C: Leaving Paris, the final novel in The Venus Trilogy, will be out in early 2016, so I’m in editing stage with Sibling Rivalry Press. It’s been a long road to get these three novels (the other two are called Conquering Venus and Remain In Light) in front of readers, so I’m going to take a little break after that. A tiny one. Then it’s on to corralling the next poetry collection.
Random, totally non-academic question: who’s your favorite superhero, and why?
C: Wonder Woman. I’m of a certain age where I remember her first from the comics and cartoons, then the one-off movie with Cathy Lee Crosby and, of course, Lynda Carter.

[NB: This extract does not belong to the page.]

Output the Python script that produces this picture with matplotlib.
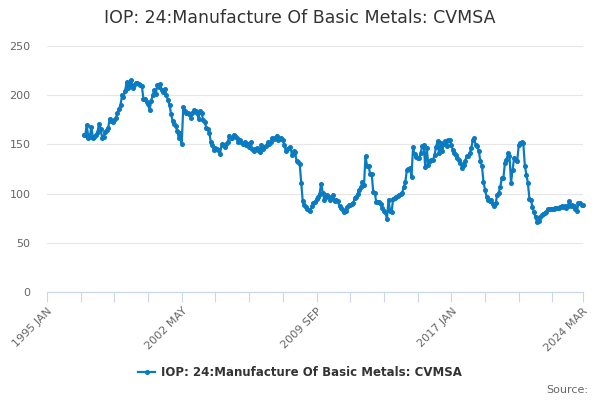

I think her story arc and development in the comics has made her the most interesting superhero we have. Whether she’s fighting the Nazis in her original iterations or now in her divine, God of War state, she’s remained true to her principals while kicking serious ass. She’s the only thing that will get me into the cinema to see that Superman vs. Batman schlock coming out next year. That will probably piss a few people off. Oh, well. Come for me, nerds.